The Black Christian Womanhood of Virginia W. Broughton

In this beginning of organized missionary effort[s] among Negro women in Tennessee the following fundamental principles were emphasized as necessary to our Christian development as women: First, simplicity, cleanliness and neatness in dress and in our home furnishings. Second, wholesome, well prepared food. Third, the temperate use of all good things and total abstinence from poisons, tobacco and liquors being specified. Fourth, the education of heart, head and hand. Fifth, above all things, loyalty to Christ as we should be taught of Him through the daily prayerful study of His word.

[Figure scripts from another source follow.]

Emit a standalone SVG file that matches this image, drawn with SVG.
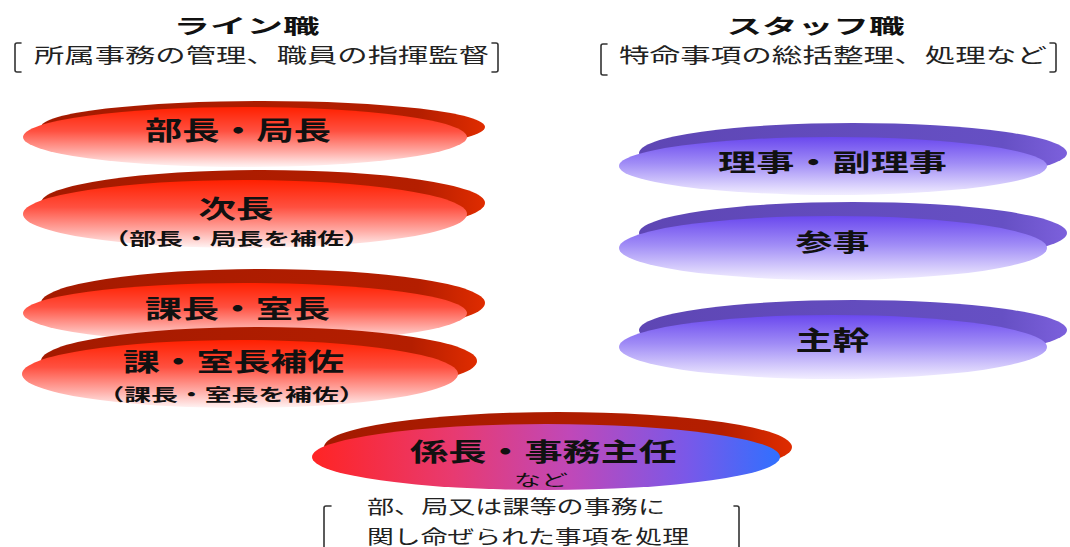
<svg xmlns="http://www.w3.org/2000/svg" width="1070" height="547" viewBox="0 0 1070 547">
<defs>
<linearGradient id="redFace" x1="0" y1="0" x2="0" y2="1">
<stop offset="0" stop-color="#ff2000"/>
<stop offset="0.4" stop-color="#ff5040"/>
<stop offset="0.75" stop-color="#ffaca6"/>
<stop offset="1" stop-color="#fff4f4"/>
</linearGradient>
<linearGradient id="redRim" x1="0" y1="0" x2="1" y2="0">
<stop offset="0" stop-color="#a41a00"/>
<stop offset="0.85" stop-color="#b41e00"/>
<stop offset="1" stop-color="#e02c00"/>
</linearGradient>
<linearGradient id="purpleFace" x1="0" y1="0" x2="0" y2="1">
<stop offset="0" stop-color="#6a48ee"/>
<stop offset="0.45" stop-color="#a08cf6"/>
<stop offset="1" stop-color="#f2eeff"/>
</linearGradient>
<linearGradient id="purpleRim" x1="0" y1="0" x2="1" y2="0">
<stop offset="0" stop-color="#5e46b4"/>
<stop offset="0.85" stop-color="#6650c4"/>
<stop offset="1" stop-color="#7c60dc"/>
</linearGradient>
<linearGradient id="mixFace" x1="0" y1="0" x2="1" y2="0">
<stop offset="0" stop-color="#ff2424"/>
<stop offset="0.3" stop-color="#e83a70"/>
<stop offset="0.55" stop-color="#c048b8"/>
<stop offset="0.8" stop-color="#7a58e8"/>
<stop offset="1" stop-color="#3070ff"/>
</linearGradient>
</defs>
<style>
.rr{fill:url(#redRim)}
.rf{fill:url(#redFace)}
.pr{fill:url(#purpleRim)}
.pf{fill:url(#purpleFace)}
.mf{fill:url(#mixFace)}
.lbl{font-family:"Noto Sans CJK JP","Noto Sans CJK SC",sans-serif;font-weight:bold;fill:#111;text-anchor:middle}
.sub{font-family:"Noto Sans CJK JP","Noto Sans CJK SC",sans-serif;font-weight:bold;fill:#111;text-anchor:middle}
.thin{font-family:"Noto Sans CJK JP","Noto Sans CJK SC",sans-serif;font-weight:normal;fill:#111;text-anchor:middle}
.hd{font-family:"Noto Sans CJK JP","Noto Sans CJK SC",sans-serif;font-weight:bold;fill:#111;text-anchor:middle}
.note{font-family:"Noto Sans CJK JP","Noto Sans CJK SC",sans-serif;font-weight:normal;fill:#222}
.br{fill:none;stroke:#333;stroke-width:1.6;stroke-linecap:round;stroke-linejoin:round}
</style>

<g id="header-line">
<text class="hd" x="246.5" y="34" font-size="20" textLength="146" lengthAdjust="spacingAndGlyphs">ライン職</text>
<path class="br" d="M21,43 L17,43 Q15,43 15,45 L15,70 Q15,72 17,72 L21,72"/>
<text class="note" x="34" y="63" font-size="20" textLength="455" lengthAdjust="spacingAndGlyphs">所属事務の管理、職員の指揮監督</text>
<path class="br" d="M492,43 L496,43 Q498,43 498,45 L498,70 Q498,72 496,72 L492,72"/>
</g>

<g id="header-staff">
<text class="hd" x="815.5" y="34" font-size="20" textLength="178" lengthAdjust="spacingAndGlyphs">スタッフ職</text>
<path class="br" d="M607,44 L603,44 Q601,44 601,46 L601,73 Q601,75 603,75 L607,75"/>
<text class="note" x="619" y="63" font-size="20" textLength="428" lengthAdjust="spacingAndGlyphs">特命事項の総括整理、処理など</text>
<path class="br" d="M1050,43 L1054,43 Q1056,43 1056,45 L1056,70 Q1056,72 1054,72 L1050,72"/>
</g>

<g id="node-bucho">
<ellipse class="rr" cx="263" cy="127" rx="222" ry="26"/>
<ellipse class="rf" cx="245" cy="137" rx="222" ry="30"/>
<text class="lbl" x="238" y="140" font-size="26" textLength="186" lengthAdjust="spacingAndGlyphs">部長・局長</text>
</g>

<g id="node-jicho">
<ellipse class="rr" cx="263" cy="203" rx="222" ry="33"/>
<ellipse class="rf" cx="245" cy="214" rx="222" ry="34"/>
<text class="lbl" x="236" y="218" font-size="25" textLength="75" lengthAdjust="spacingAndGlyphs">次長</text>
<text class="sub" x="236.5" y="245" font-size="17" textLength="268" lengthAdjust="spacingAndGlyphs">（部長・局長を補佐）</text>
</g>

<g id="node-kacho">
<ellipse class="rr" cx="263" cy="303" rx="222" ry="34"/>
<ellipse class="rf" cx="245" cy="313" rx="222" ry="30"/>
<text class="lbl" x="237.5" y="318" font-size="25" textLength="185" lengthAdjust="spacingAndGlyphs">課長・室長</text>
</g>

<g id="node-kachohosa">
<ellipse class="rr" cx="259" cy="361" rx="218" ry="34"/>
<ellipse class="rf" cx="240" cy="374" rx="218" ry="34"/>
<text class="lbl" x="233.5" y="371" font-size="25" textLength="221" lengthAdjust="spacingAndGlyphs">課・室長補佐</text>
<text class="sub" x="231.5" y="401" font-size="17" textLength="268" lengthAdjust="spacingAndGlyphs">（課長・室長を補佐）</text>
</g>

<g id="node-riji">
<ellipse class="pr" cx="853" cy="153" rx="214" ry="30"/>
<ellipse class="pf" cx="833" cy="166" rx="214" ry="29"/>
<text class="lbl" x="832.5" y="171" font-size="24" textLength="229" lengthAdjust="spacingAndGlyphs">理事・副理事</text>
</g>

<g id="node-sanji">
<ellipse class="pr" cx="853" cy="233" rx="214" ry="31"/>
<ellipse class="pf" cx="833" cy="248" rx="214" ry="32"/>
<text class="lbl" x="832.5" y="251" font-size="24" textLength="74" lengthAdjust="spacingAndGlyphs">参事</text>
</g>

<g id="node-shukan">
<ellipse class="pr" cx="853" cy="330" rx="214" ry="30"/>
<ellipse class="pf" cx="833" cy="347" rx="214" ry="32"/>
<text class="lbl" x="832.5" y="350" font-size="26" textLength="74" lengthAdjust="spacingAndGlyphs">主幹</text>
</g>

<g id="node-kakaricho">
<ellipse class="rr" cx="558" cy="447" rx="234" ry="35"/>
<ellipse class="mf" cx="546" cy="457" rx="234" ry="33"/>
<text class="lbl" x="543.5" y="461" font-size="25" textLength="267" lengthAdjust="spacingAndGlyphs">係長・事務主任</text>
<text class="thin" x="541" y="486" font-size="16" textLength="54" lengthAdjust="spacingAndGlyphs">など</text>
</g>

<g id="note-kakaricho">
<path class="br" d="M331,506 L326,506 Q324,506 324,508 L324,550"/>
<text class="note" x="367" y="514" font-size="19" textLength="298" lengthAdjust="spacingAndGlyphs">部、局又は課等の事務に</text>
<text class="note" x="367" y="544" font-size="19" textLength="322" lengthAdjust="spacingAndGlyphs">関し命ぜられた事項を処理</text>
<path class="br" d="M734,506 L737,506 Q739,506 739,508 L739,550"/>
</g>

<g id="connectors"/>
</svg>
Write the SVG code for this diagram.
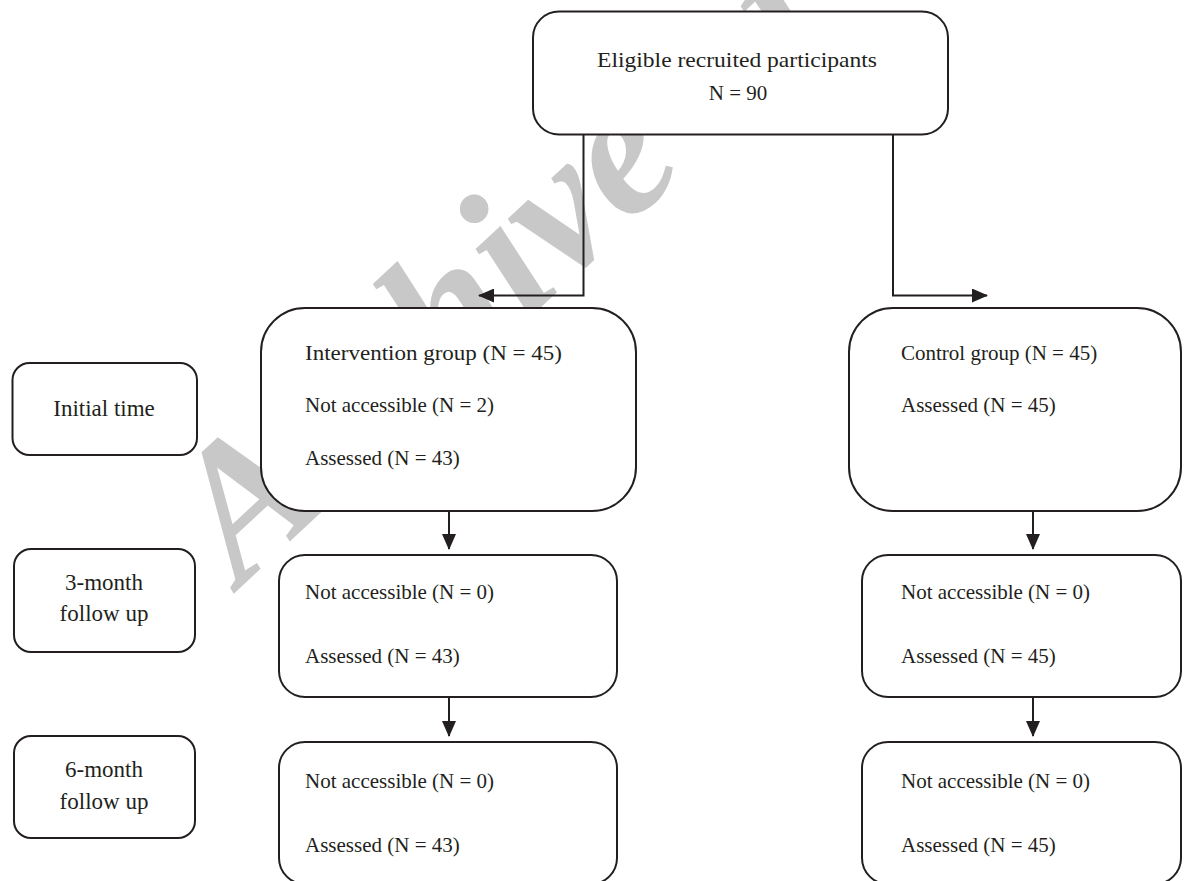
<svg xmlns="http://www.w3.org/2000/svg" width="1202" height="881" viewBox="0 0 1202 881">
<defs>
<style>
.box{fill:#fff;stroke:#231f20;stroke-width:2}
.t{font-family:"Liberation Serif","DejaVu Serif",serif;font-size:21px;fill:#231f20}
.l{font-size:23px}
.c{text-anchor:middle}
.ln{fill:none;stroke:#231f20;stroke-width:2}
.wm{font-family:"Liberation Serif",serif;font-style:italic;font-weight:bold;font-size:190px;fill:#c8c8c8}
</style>
<marker id="ah" markerWidth="16" markerHeight="14" refX="15" refY="7" orient="auto" markerUnits="userSpaceOnUse">
<path d="M0,0 L16,7 L0,14 Z" fill="#231f20"/>
</marker>
</defs>
<rect width="1202" height="881" fill="#fff"/>
<text class="wm" transform="translate(241,587) rotate(-43)">Archive of SID</text>
<g id="connectors">
<path class="ln" d="M583.5,135 V295.5 H479" marker-end="url(#ah)"/>
<path class="ln" d="M893,135 V295.5 H987" marker-end="url(#ah)"/>
<path class="ln" d="M449,511 V549" marker-end="url(#ah)"/>
<path class="ln" d="M1033,511 V549" marker-end="url(#ah)"/>
<path class="ln" d="M449,697 V736" marker-end="url(#ah)"/>
<path class="ln" d="M1033,697 V736" marker-end="url(#ah)"/>
</g>
<g id="n-eligible">
<rect class="box" x="533" y="11.5" width="415" height="123" rx="26"/>
<text class="t c" x="737" y="67" textLength="280" lengthAdjust="spacingAndGlyphs">Eligible recruited participants</text>
<text class="t c" x="738" y="100">N = 90</text>
</g>
<g id="n-initial">
<rect class="box" x="12.5" y="363" width="184.5" height="92" rx="17"/>
<text class="t l c" x="104" y="416">Initial time</text>
</g>
<g id="n-3month">
<rect class="box" x="14" y="549" width="181" height="103" rx="17"/>
<text class="t l c" x="104" y="590">3-month</text>
<text class="t l c" x="104" y="621">follow up</text>
</g>
<g id="n-6month">
<rect class="box" x="14" y="736" width="181" height="102" rx="17"/>
<text class="t l c" x="104" y="777">6-month</text>
<text class="t l c" x="104" y="809">follow up</text>
</g>
<g id="n-intervention">
<rect class="box" x="261" y="308" width="375" height="203" rx="44"/>
<text class="t" x="305" y="360" textLength="257" lengthAdjust="spacingAndGlyphs">Intervention group (N = 45)</text>
<text class="t" x="305" y="412">Not accessible (N = 2)</text>
<text class="t" x="305" y="465">Assessed (N = 43)</text>
</g>
<g id="n-control">
<rect class="box" x="849" y="308" width="332" height="203" rx="44"/>
<text class="t" x="901" y="360">Control group (N = 45)</text>
<text class="t" x="901" y="412">Assessed (N = 45)</text>
</g>
<g id="n-int-3m">
<rect class="box" x="279" y="555" width="338" height="142" rx="26"/>
<text class="t" x="305" y="599">Not accessible (N = 0)</text>
<text class="t" x="305" y="663">Assessed (N = 43)</text>
</g>
<g id="n-ctl-3m">
<rect class="box" x="862" y="555" width="319" height="142" rx="26"/>
<text class="t" x="901" y="599">Not accessible (N = 0)</text>
<text class="t" x="901" y="663">Assessed (N = 45)</text>
</g>
<g id="n-int-6m">
<rect class="box" x="279" y="742" width="338" height="142" rx="26"/>
<text class="t" x="305" y="788">Not accessible (N = 0)</text>
<text class="t" x="305" y="852">Assessed (N = 43)</text>
</g>
<g id="n-ctl-6m">
<rect class="box" x="862" y="742" width="319" height="142" rx="26"/>
<text class="t" x="901" y="788">Not accessible (N = 0)</text>
<text class="t" x="901" y="852">Assessed (N = 45)</text>
</g>
</svg>
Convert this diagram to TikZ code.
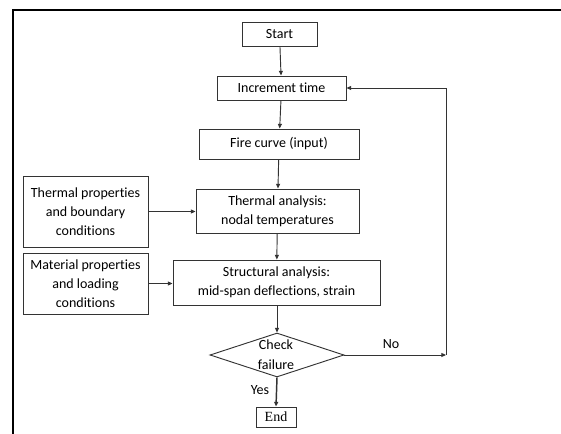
\documentclass[tikz,border=0pt]{standalone}
\usepackage{fontspec}
\setmainfont{Carlito}[Ligatures=NoCommon]
\newfontfamily\serifend{Liberation Serif}
\usetikzlibrary{arrows.meta,shapes.geometric}
\begin{document}
\begin{tikzpicture}[x=0.75pt,y=-0.75pt,
  box/.style={draw=black!80,line width=0.7pt,inner sep=0pt,align=center,font=\fontsize{10.5}{14.25}\selectfont},
  arr/.style={draw=black!80,line width=0.7pt,-{Triangle[length=3.5pt,width=3pt]}},
  lbl/.style={inner sep=0pt,font=\fontsize{10.5}{14.25}\selectfont}]
\useasboundingbox (0,0) rectangle (561,434);
\draw[line width=1.6pt] (13,434) -- (13,10) -- (561,10);
\node[box,minimum width=56.25pt,minimum height=18pt] (start) at (279.5,34) {Start};
\node[box,minimum width=96.75pt,minimum height=18pt] (inc) at (281.5,88) {Increment time};
\node[box,minimum width=120pt,minimum height=22.5pt] (fire) at (279,144) {Fire curve (input)};
\node[box,minimum width=122.25pt,minimum height=33pt] (therm) at (277.5,211) {Thermal analysis:\\nodal temperatures};
\node[box,minimum width=93.75pt,minimum height=53.25pt] (tprop) at (85.5,211.5) {Thermal properties\\and boundary\\conditions};
\node[box,minimum width=93.75pt,minimum height=45.75pt] (mprop) at (85.5,283.5) {Material properties\\and loading\\conditions};
\node[box,minimum width=155.25pt,minimum height=33.75pt] (struct) at (276.5,282.5) {Structural analysis:\\mid-span deflections, strain};
\node[diamond,draw=black!80,line width=0.7pt,inner sep=0pt,minimum width=100.5pt,minimum height=33pt] (chk) at (277,355) {};
\node[lbl,align=center,font=\fontsize{10.5}{15}\selectfont] (chktxt) at (276,355) {Check\\failure};
\node[box,minimum width=30pt,minimum height=15pt,font=\serifend\fontsize{10.5}{13}\selectfont] (end) at (276,417) {End};
\coordinate (corner) at (446,355);
\coordinate (top) at (446,88);
\draw[arr] (start) -- (inc);
\draw[arr] (inc) -- (fire);
\draw[arr] (fire) -- (therm);
\draw[arr] (therm) -- (struct);
\draw[arr] (tprop.east) -- (therm.west |- tprop.east);
\draw[arr] (mprop.east) -- (struct.west |- mprop.east);
\draw[arr] (struct.south -| chk.north) -- (chk.north);
\draw[arr] (chk.east) -- (corner);
\draw[arr] (corner) -- (top) -- (inc.east);
\draw[arr,line width=1.1pt] (chk.south) -- (end.north);
\node[lbl] (no) at (391,344) {No};
\node[lbl] (yes) at (260,390) {Yes};
\end{tikzpicture}
\end{document}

—Broughton’s autobiography, Twenty-Years’ Experience of a Missionary (12–13).
Though Virginia W. Broughton (1856–1934) is commonly recognized as an educator, missionary, writer, and feminist dedicated to the uplift of the Black race during Reconstruction and the Jim Crow Era, she was also a theologian who crafted an empowered and independent vision of Black womanhood. This article explores how Broughton presented a model of Black Christian womanhood that developed women’s roles not only in the home but also in the church and in educational settings. In particular, it shows how this Holiness Baptist woman and Black American intellectual employed Spirit-centered language, biblical typology, and oppositional rhetoric in that work.
She was first influenced by her father, Nelson Walker, an educated freedman —a rarity in the early 1860s when roughly 95 percent of Southern Black individuals could not read and write. Thanks to her father’s support, Broughton had access to early educational opportunities, eventually becoming the first Black woman to graduate with a bachelor’s degree in the South in 1875. She later worked at public schools in Memphis, rising to the position of assistant principal at the Kortrecht Grammar School, Memphis’s most advanced public school for African Americans.